## REQUEST
Reproduce the records below exactly, leaving out any pictures.

## RECORD SET
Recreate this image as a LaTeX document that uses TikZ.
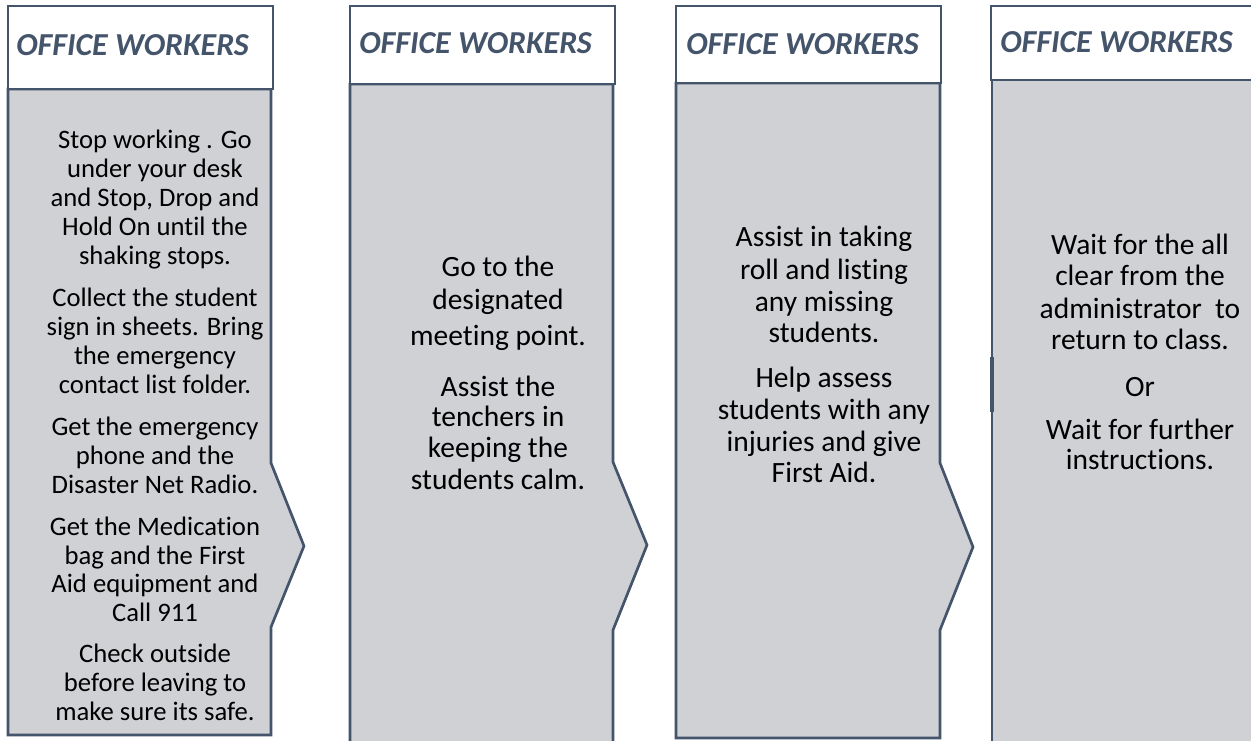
\documentclass[tikz,border=0pt]{standalone}
\usepackage{fontspec}
\setmainfont[Ligatures=NoCommon]{Carlito}
\definecolor{edge}{HTML}{44546A}
\definecolor{panel}{RGB}{208,209,213}
\begin{document}
\begin{tikzpicture}[x=0.75pt,y=-0.75pt,
  box/.style={draw=edge, line width=2pt, line join=miter},
  headtxt/.style={anchor=base west, inner sep=0pt, text=edge, font=\fontsize{24}{28}\selectfont\bfseries\itshape},
  bodyA/.style={anchor=base, inner sep=0pt, font=\fontsize{20}{24}\selectfont},
  bodyB/.style={anchor=base, inner sep=0pt, font=\fontsize{22.1}{26}\selectfont}]
\useasboundingbox (0,0) rectangle (1251,740);
\clip (0,0) rectangle (1251,740);
\fill[white] (0,0) rectangle (1251,740);

% panel 1
\draw[box, fill=panel] (8,89) -- (271,89) -- (271,463) -- (304,546) -- (271,627) -- (271,735) -- (8,735) -- cycle;
\draw[box, fill=white] (8,6) rectangle (273,89);
% panel 2
\draw[box, fill=panel] (350,84) -- (613,84) -- (613,462) -- (647,545) -- (613,630) -- (613,744) -- (350,744) -- cycle;
\draw[box, fill=white] (350,6) rectangle (615,84);
% panel 3
\draw[box, fill=panel] (676,83) -- (940,83) -- (940,463) -- (973,547) -- (940,630) -- (940,738) -- (676,738) -- cycle;
\draw[box, fill=white] (676,6) rectangle (941,83);
% panel 4
\draw[box, fill=panel] (992,80) -- (1262,80) -- (1262,746) -- (992,746) -- cycle;
\draw[box, fill=white] (991,6) rectangle (1262,80);
\draw[edge, line width=3.5pt] (992,357) -- (992,412);

% headers
\node[headtxt] (h1) at (16,55) {OFFICE WORKERS};
\node[headtxt] (h2) at (359,53) {OFFICE WORKERS};
\node[headtxt] (h3) at (686,54) {OFFICE WORKERS};
\node[headtxt] (h4) at (1000,52) {OFFICE WORKERS};

% column 1
\node[bodyA] (a1) at (155,148) {Stop working . Go};
\node[bodyA] (a2) at (155,177) {under your desk};
\node[bodyA] (a3) at (155,206) {and Stop, Drop and};
\node[bodyA] (a4) at (155,235) {Hold On until the};
\node[bodyA] (a5) at (155,264) {shaking stops.};
\node[bodyA] (a6) at (155,306) {Collect the student};
\node[bodyA] (a7) at (155,335) {sign in sheets. Bring};
\node[bodyA] (a8) at (155,364) {the emergency};
\node[bodyA] (a9) at (155,393) {contact list folder.};
\node[bodyA] (a10) at (155,435) {Get the emergency};
\node[bodyA] (a11) at (155,464) {phone and the};
\node[bodyA] (a12) at (155,493) {Disaster Net Radio.};
\node[bodyA] (a13) at (155,535) {Get the Medication};
\node[bodyA] (a14) at (155,564) {bag and the First};
\node[bodyA] (a15) at (155,592) {Aid equipment and};
\node[bodyA] (a16) at (155,621) {Call 911};
\node[bodyA] (a17) at (155,662) {Check outside};
\node[bodyA] (a18) at (155,691) {before leaving to};
\node[bodyA] (a19) at (155,720) {make sure its safe.};

% column 2
\node[bodyB] (b1) at (498,276) {Go to the};
\node[bodyB] (b2) at (498,309) {designated};
\node[bodyB] (b3) at (498,345) {meeting point.};
\node[bodyB] (b4) at (498,396) {Assist the};
\node[bodyB] (b5) at (498,426) {tenchers in};
\node[bodyB] (b6) at (498,457) {keeping the};
\node[bodyB] (b7) at (498,489) {students calm.};

% column 3
\node[bodyB] (c1) at (824,246) {Assist in taking};
\node[bodyB] (c2) at (824,279) {roll and listing};
\node[bodyB] (c3) at (824,311) {any missing};
\node[bodyB] (c4) at (824,342) {students.};
\node[bodyB] (c5) at (824,387) {Help assess};
\node[bodyB] (c6) at (824,419) {students with any};
\node[bodyB] (c7) at (824,451) {injuries and give};
\node[bodyB] (c8) at (824,482) {First Aid.};

% column 4
\node[bodyB] (d1) at (1140,254) {Wait for the all};
\node[bodyB] (d2) at (1140,285) {clear from the};
\node[bodyB] (d3) at (1140,318) {administrator\ \ to};
\node[bodyB] (d4) at (1140,349) {return to class.};
\node[bodyB] (d5) at (1140,396) {Or};
\node[bodyB] (d6) at (1140,439) {Wait for further};
\node[bodyB] (d7) at (1140,469) {instructions.};
\end{tikzpicture}
\end{document}
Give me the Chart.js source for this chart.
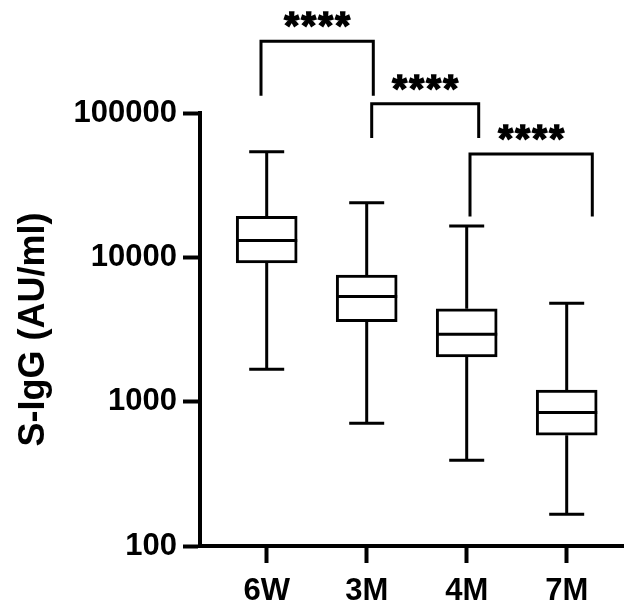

## FINISHED ANSWER
Recreate this image as a LaTeX document that uses TikZ.
\documentclass[tikz,border=0pt]{standalone}
\usepackage{fontspec}
\setmainfont[Ligatures=NoCommon]{Carlito}
\definecolor{edge}{HTML}{44546A}
\definecolor{panel}{RGB}{208,209,213}
\begin{document}
\begin{tikzpicture}[x=0.75pt,y=-0.75pt,
  box/.style={draw=edge, line width=2pt, line join=miter},
  headtxt/.style={anchor=base west, inner sep=0pt, text=edge, font=\fontsize{24}{28}\selectfont\bfseries\itshape},
  bodyA/.style={anchor=base, inner sep=0pt, font=\fontsize{20}{24}\selectfont},
  bodyB/.style={anchor=base, inner sep=0pt, font=\fontsize{22.1}{26}\selectfont}]
\useasboundingbox (0,0) rectangle (1251,740);
\clip (0,0) rectangle (1251,740);
\fill[white] (0,0) rectangle (1251,740);

% panel 1
\draw[box, fill=panel] (8,89) -- (271,89) -- (271,463) -- (304,546) -- (271,627) -- (271,735) -- (8,735) -- cycle;
\draw[box, fill=white] (8,6) rectangle (273,89);
% panel 2
\draw[box, fill=panel] (350,84) -- (613,84) -- (613,462) -- (647,545) -- (613,630) -- (613,744) -- (350,744) -- cycle;
\draw[box, fill=white] (350,6) rectangle (615,84);
% panel 3
\draw[box, fill=panel] (676,83) -- (940,83) -- (940,463) -- (973,547) -- (940,630) -- (940,738) -- (676,738) -- cycle;
\draw[box, fill=white] (676,6) rectangle (941,83);
% panel 4
\draw[box, fill=panel] (992,80) -- (1262,80) -- (1262,746) -- (992,746) -- cycle;
\draw[box, fill=white] (991,6) rectangle (1262,80);
\draw[edge, line width=3.5pt] (992,357) -- (992,412);

% headers
\node[headtxt] (h1) at (16,55) {OFFICE WORKERS};
\node[headtxt] (h2) at (359,53) {OFFICE WORKERS};
\node[headtxt] (h3) at (686,54) {OFFICE WORKERS};
\node[headtxt] (h4) at (1000,52) {OFFICE WORKERS};

% column 1
\node[bodyA] (a1) at (155,148) {Stop working . Go};
\node[bodyA] (a2) at (155,177) {under your desk};
\node[bodyA] (a3) at (155,206) {and Stop, Drop and};
\node[bodyA] (a4) at (155,235) {Hold On until the};
\node[bodyA] (a5) at (155,264) {shaking stops.};
\node[bodyA] (a6) at (155,306) {Collect the student};
\node[bodyA] (a7) at (155,335) {sign in sheets. Bring};
\node[bodyA] (a8) at (155,364) {the emergency};
\node[bodyA] (a9) at (155,393) {contact list folder.};
\node[bodyA] (a10) at (155,435) {Get the emergency};
\node[bodyA] (a11) at (155,464) {phone and the};
\node[bodyA] (a12) at (155,493) {Disaster Net Radio.};
\node[bodyA] (a13) at (155,535) {Get the Medication};
\node[bodyA] (a14) at (155,564) {bag and the First};
\node[bodyA] (a15) at (155,592) {Aid equipment and};
\node[bodyA] (a16) at (155,621) {Call 911};
\node[bodyA] (a17) at (155,662) {Check outside};
\node[bodyA] (a18) at (155,691) {before leaving to};
\node[bodyA] (a19) at (155,720) {make sure its safe.};

% column 2
\node[bodyB] (b1) at (498,276) {Go to the};
\node[bodyB] (b2) at (498,309) {designated};
\node[bodyB] (b3) at (498,345) {meeting point.};
\node[bodyB] (b4) at (498,396) {Assist the};
\node[bodyB] (b5) at (498,426) {tenchers in};
\node[bodyB] (b6) at (498,457) {keeping the};
\node[bodyB] (b7) at (498,489) {students calm.};

% column 3
\node[bodyB] (c1) at (824,246) {Assist in taking};
\node[bodyB] (c2) at (824,279) {roll and listing};
\node[bodyB] (c3) at (824,311) {any missing};
\node[bodyB] (c4) at (824,342) {students.};
\node[bodyB] (c5) at (824,387) {Help assess};
\node[bodyB] (c6) at (824,419) {students with any};
\node[bodyB] (c7) at (824,451) {injuries and give};
\node[bodyB] (c8) at (824,482) {First Aid.};

% column 4
\node[bodyB] (d1) at (1140,254) {Wait for the all};
\node[bodyB] (d2) at (1140,285) {clear from the};
\node[bodyB] (d3) at (1140,318) {administrator\ \ to};
\node[bodyB] (d4) at (1140,349) {return to class.};
\node[bodyB] (d5) at (1140,396) {Or};
\node[bodyB] (d6) at (1140,439) {Wait for further};
\node[bodyB] (d7) at (1140,469) {instructions.};
\end{tikzpicture}
\end{document}
Give me the Chart.js source for this chart.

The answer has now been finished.